Through the misty rain, I looked up to see a dark blur whoosh through the air and land, somehow, at the tip of the giant spruce tree. A great horned owl. He shook the rain from his feathers, tucked his wings, and peered through the dusky clouds, alert for field mice racing through the wet grassy tunnels in the pale autumn pasture below.
I wanted him to stay. To hoot hoot from the tip of that tree. To spin his head all the way around this way, then all the way around that way. To shake out his feathery coat and tuck back in. I wanted to steal away to his world. But he was there for only an instant. In a great leap, he thrust himself into the drawing night and disappeared, his silent wings beating.
This moment came like grace, a breath, right in the middle of heaviest words and heartache and life that’s battering, by incessant waves colliding, fragmenting, breaking. When the night is in pieces and sleep isn’t found and you lie on lumpy pillows, staring into the blackest blur. When day is hard and the next even harder and you drive out a lonely dirt road and stare at the mountains and ask why. Why?
When you sit alone at the edge of a lost pasture and scrape leaden words hard into paper, just to get them out.
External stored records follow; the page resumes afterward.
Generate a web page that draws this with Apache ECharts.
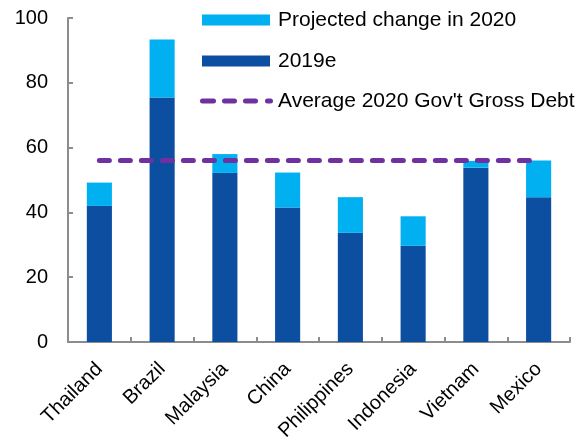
<!DOCTYPE html>
<html>
<head>
<meta charset="utf-8">
<script src="https://cdn.jsdelivr.net/npm/echarts@6/dist/echarts.min.js"></script>
<style>
  html, body { margin: 0; padding: 0; background: #fff; }
  #chart { width: 587px; height: 439px; }
</style>
</head>
<body>
<div id="chart"></div>
<script>
// Government gross debt, % of GDP
const countries = ['Thailand', 'Brazil', 'Malaysia', 'China', 'Philippines', 'Indonesia', 'Vietnam', 'Mexico'];
const debt2019e = [42.0, 75.5, 52.2, 41.5, 33.7, 29.7, 53.8, 44.7];
const change2020 = [7.2, 17.9, 5.8, 10.8, 11.0, 9.1, 2.1, 11.3];
const avg2020 = [56, 56, 56, 56, 56, 56, 56, 56];
const yTicks = [0, 20, 40, 60, 80, 100];

const FONT = '"Liberation Sans", Arial, sans-serif';
const PURPLE = '#7030a0';

// rounded dash segments for the average-line legend key (73 x 5 box)
function dash(x0, x1) {
  const r = 2.5;
  return 'M' + (x0 + r) + ',0 L' + (x1 - r) + ',0 A2.5,2.5 0 0 1 ' + (x1 - r) + ',5 L' + (x0 + r) +
    ',5 A2.5,2.5 0 0 1 ' + (x0 + r) + ',0 Z ';
}
const dashIcon = 'path://' + dash(0, 16) + dash(22, 37) + dash(43, 58) + dash(65, 73);

const chart = echarts.init(document.getElementById('chart'));
chart.setOption({
  animation: false,
  textStyle: { fontFamily: FONT },
  grid: { left: 68, right: 17, top: 18, bottom: 97, containLabel: false, outerBoundsMode: 'none' },
  legend: [
    {
      orient: 'vertical',
      left: 202,
      top: 9,
      padding: 0,
      itemWidth: 68,
      itemHeight: 11,
      itemGap: 19,
      icon: 'rect',
      textStyle: { fontFamily: FONT, fontSize: 21, color: '#000', lineHeight: 22, padding: [0, 0, 0, 3] },
      data: ['Projected change in 2020', '2019e']
    },
    {
      orient: 'vertical',
      left: 200,
      top: 90,
      padding: 0,
      itemWidth: 73,
      itemHeight: 5,
      textStyle: { fontFamily: FONT, fontSize: 21, color: '#000', lineHeight: 22 },
      data: [{ name: "Average 2020 Gov't Gross Debt", icon: dashIcon, itemStyle: { color: PURPLE } }]
    }
  ],
  xAxis: {
    type: 'category',
    data: countries,
    boundaryGap: true,
    axisLine: { lineStyle: { color: '#8c8c8c', width: 2 } },
    axisTick: { show: true, inside: true, length: 5, lineStyle: { color: '#8c8c8c', width: 2 } },
    axisLabel: { rotate: 45, fontSize: 20, color: '#000', margin: 24, fontFamily: FONT }
  },
  yAxis: {
    type: 'value',
    min: yTicks[0],
    max: yTicks[yTicks.length - 1],
    interval: 20,
    splitLine: { show: false },
    axisLine: { show: true, lineStyle: { color: '#8c8c8c', width: 2 } },
    axisTick: { show: true, inside: true, length: 5, lineStyle: { color: '#8c8c8c', width: 2 } },
    axisLabel: { fontSize: 20, color: '#000', margin: 20, fontFamily: FONT }
  },
  series: [
    {
      name: '2019e',
      type: 'bar',
      stack: 'debt',
      barWidth: '40%',
      itemStyle: { color: '#0c4ea0' },
      data: debt2019e
    },
    {
      name: 'Projected change in 2020',
      type: 'bar',
      stack: 'debt',
      barWidth: '40%',
      itemStyle: { color: '#00b0f0' },
      data: change2020
    },
    {
      name: "Average 2020 Gov't Gross Debt",
      type: 'line',
      symbol: 'none',
      itemStyle: { color: PURPLE },
      lineStyle: { color: PURPLE, width: 5, type: [10, 11], cap: 'round' },
      data: avg2020,
      z: 5
    }
  ]
});
</script>
</body>
</html>
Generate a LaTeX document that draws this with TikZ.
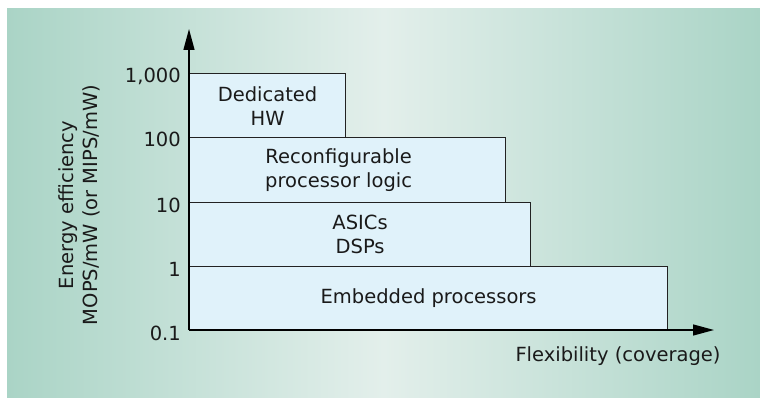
\documentclass[tikz,border=0pt]{standalone}
\usepackage{fontspec}
\setmainfont{DejaVu Sans}
\usetikzlibrary{arrows.meta}
\definecolor{tealedge}{RGB}{170,212,198}
\definecolor{tealmid}{RGB}{227,239,235}
\definecolor{boxfill}{RGB}{224,242,250}
\definecolor{boxline}{RGB}{34,34,34}
\definecolor{inktext}{RGB}{26,26,26}
\tikzset{
  levelbox/.style={draw=boxline, line width=1.2pt, fill=boxfill, anchor=north west,
    inner sep=0pt, align=center, text=inktext},
  ticklabel/.style={anchor=base east, inner sep=0pt, text=inktext},
  axisline/.style={line width=1.3pt, -{Triangle[length=21pt,width=11pt]}}
}
\begin{document}
\begin{tikzpicture}[x=1pt,y=1pt,yscale=-1,font=\fontsize{19.5}{24}\selectfont]
\useasboundingbox (0,0) rectangle (760,398);
%Background panel
\fill[white] (0,0) rectangle (760,398);
\shade[left color=tealedge, right color=tealedge, middle color=tealmid] (7,9) rectangle (760,398);

%Level boxes
\node[levelbox, minimum width=156pt, minimum height=64pt] (hw) at (189,73) {};
\node[levelbox, minimum width=316pt, minimum height=65pt] (reconf) at (189,137) {};
\node[levelbox, minimum width=341pt, minimum height=64pt] (asic) at (189,202) {};
\node[levelbox, minimum width=478pt, minimum height=64pt] (embed) at (189,266) {};

% Text Node
\node[align=center, text=inktext] (hwtext) at (hw.center) {Dedicated\\HW};
% Text Node
\node[align=center, text=inktext] (reconftext) at ([xshift=-9pt]reconf.center) {Reconfigurable\\processor logic};
% Text Node
\node[align=center, text=inktext] (asictext) at (asic.center) {ASICs\\DSPs};
% Text Node
\node[align=center, text=inktext] (embedtext) at (embed.center) {Embedded processors};

%Axes
\coordinate (origin) at (189,330);
\coordinate (ytop) at (189,29);
\coordinate (xend) at (714,330);
\draw[axisline] (origin) -- (ytop);
\draw[axisline] (origin) -- (xend);

% Tick labels
\node[ticklabel] (t1000) at (181,83) {1,000};
\node[ticklabel] (t100) at (181,147) {100};
\node[ticklabel] (t10) at (181,212) {10};
\node[ticklabel] (t1) at (181,276) {1};
\node[ticklabel] (t01) at (181,340) {0.1};

% Axis titles
\node[text=inktext] (xtitle) at (618,356) {Flexibility (coverage)};
\node[text=inktext, align=center, rotate=90] (ytitle) at (79,205) {Energy efficiency\\MOPS/mW (or MIPS/mW)};
\end{tikzpicture}
\end{document}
When you tear those words into tiny, tiny pieces, and scatter them to the wind-swept prairie, hurl them to somewhere else. When you stand on a life-drained hill, with your man by your side, and you crumple under the heaviness, bury your face, and sob.
Life is hard. It’s hard here, and it’s hard there, and around the globe, it’s unimaginable. My heavy and heartbreaking, so privileged alongside mutilating and horrific. Humanity staggers under compound sorrow. There is no filter there.
So let the suffering road I’ve walked, if even a privileged little, crack my heart wide for those who are suffering, too. Let me weep because they do. Let me wrap my arms around them, and my prayers around the clock. Let my knees bleed. Let me wobble to my feet, then, and stagger with them. And let us glance up, together, just in time to catch a breath of grace in the beating of wings.
Amen. Prayers for you and your family. Deeply sorry for your sorrow. My thoughts are with you during this difficult time.
Carmella:
I am so very sorry, for this heart wrenching, sadness, that you are going through. We have to somehow hold onto the Goodness, Gratefulness, Thanksgiving, and to keep our Strength strong. My thoughts, are with you and your family.